13 Ağustos 2016 00:19

Sokak dayatması

Sokak dayatması

Fotoğraf: Envato

Paylaş

Şerif Mardin’in “mahalle baskısı” kavramı ilhamı ile, günümüzde giderek yoğunlaşan olumsuz gelişmelere “sokak dayatması” kavramını geliştirip, üzerinde ciddi tartışmalar yapılmasını faydalı addediyorum
15 Temmuz badiresini atlattıktan sonra, niçin olduğunu anlayamadığımız bir garip “sokak savruluşu” yaşadık, daha doğrusu yaşatıldık. Adına “demokrasi nöbeti” verilen, sabah dörtlere dek süren toplantıların yapıldığı bölgede oturan vatandaşlar tüm bu süre boyunca gündüzleri sarhoş şekilde dolaşmaya mahkum edildi. Söz konusu nöbetlerin bitişi olarak ilan edilen 7 Ağustos Pazar günkü mitinge ise adeta insanlar katılmaya zorlandı. Son derece dürüstçe gerekçesini de açıklayarak mitinge katılmama kararı almış olan ünlü bir sanatçının tüm konserleri iptal edilerek, adeta yaşam damarları kesilmeye çalışılmaktadır. Böylesi gelişmeler, gelecekteki yönetim biçimi ve demokrasi adına vahim sinyaller taşımaktadır. 

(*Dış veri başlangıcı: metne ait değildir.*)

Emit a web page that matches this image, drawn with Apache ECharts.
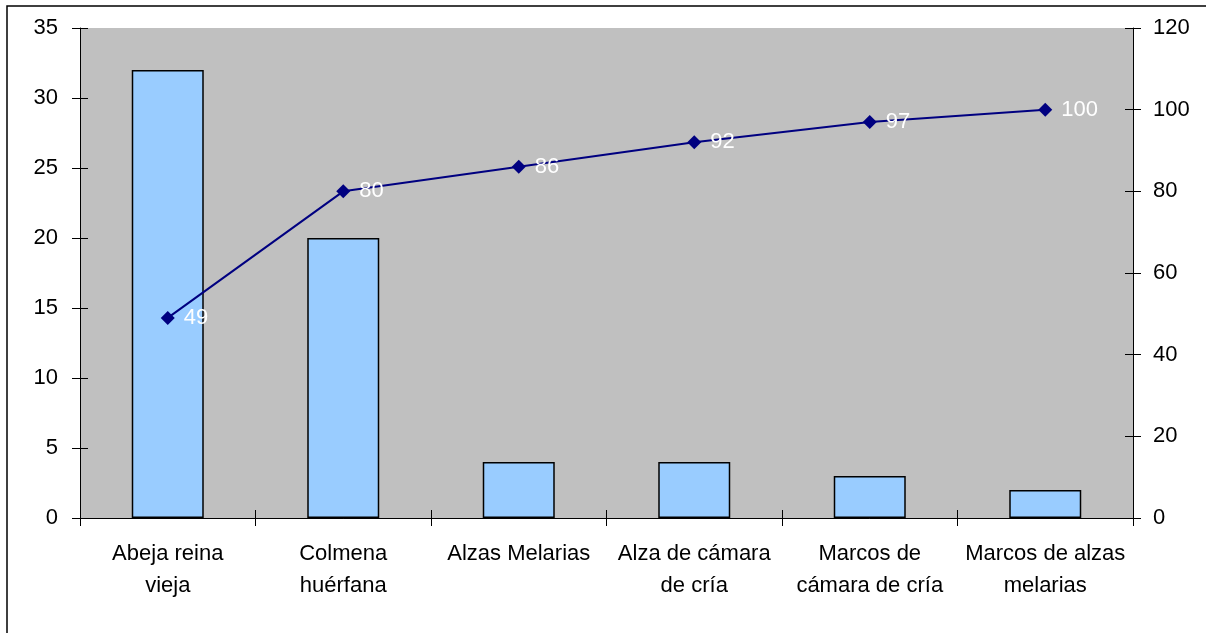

Şerif Mardin’in mahalle baskısı yaklaşımı, ikna ve belki de zımnî zorlama ile yöre halkını tek tipleştirmeye yönelik çevre ilişkisi olarak görülüp, sokak dayatmasından görece daha hafif olarak algılanabilir. Althusser’in “devletin ideolojik aygıtları” nitelemesine denk düşen mahalle baskısı, özünde zorlama barındırsa da, ilk yaklaşımda şiddet ve fiili zorlama olmadan, kısmen çekinme ya da dışlanma algılaması ile çevrenin genel anlayış ve üslubunun kabulü olarak görülebilir. Sokak dayatması ise, Althusser’in “devletin baskı aygıtları” kategorisinde görülmelidir. Zira burada artık zımnî dayatma yerini fiili zorlamaya bırakmakta, dayatılana uymayanı fiilen cezalandırma sistemi devreye girmektedir. Kitleler sokağa çekilmeye, gelmeyenler bedelini(!) ödemeye zorunlu bırakılmaktadır. 
AKP, türban ve dinci mağduriyeti (samimi dindar değil!) söylemi ile, başta emekçiler olmak üzere, toplumda ekonomik açıdan gerçek mağduriyete uğramış gurupları atlayarak, toplumsal özgürlük alanı açmış görüntüsü altında, aslında emperyalizme ülkeye duhul koridoru açarak, ekonomideki kısmi ve geçici parıltıların yanıltıcı gölgesinde ekonomik kalkınmada ülkenin geri planda kalmasına olanak sağladı. Konuyu sınıf bilinci bağlamında ele alma basiretinden yoksun sahte aydınlar ise, derin gaflet içinde, bu süreci gerçek özgürlük açılımı olarak algıladı. Bu gidişattan, doğal olarak, Batı da mutlu idi. İçeride ise insanlar finans eroini ile uyuşuktu. Emekçilerin ve işsizlerin sorunu ise, siyasi mesele olarak görülmeyip, ekonominin öngörülemez ve kaçınılmaz sorunu olarak topluma algılatılıyordu. Henüz kentsel yoksulluk aşamasına gelememiş, cemaat yapısından cemiyet dokusuna geçememiş kırsal kökenli toplumda toplumsal direniş damarları gelişmemiş olduğundan, ciddi kıpırdanma da görülemiyordu. Tipik gerilik alameti olarak, yüksek tondan konuşmalar toplumda rağbet görürken, biraz ayağa kalkana yöneltilen galiz küfür ve hakaret sokak kültürünü toplumda yaygınlaştırıp, uygun araç olarak siyaset alanına sokuyordu. Gizemli 15 Temmuz olayı bu birikimin tetiğini çekti, şu veya bu nedenle, yerli veya yersiz, halkın bir kez sokağa inmesi yolunu açtıktan sonra, iktidar parti ve çevresinin sıkışık siyaset durumu derin bir nefes aldı ve önüne açılan bu yolu tepe tepe kullanmaya başladı. Siyaset alanındaki mücadelenin sokak alnına taşınması, netice alabilmek için yegâne yol olarak saptandı.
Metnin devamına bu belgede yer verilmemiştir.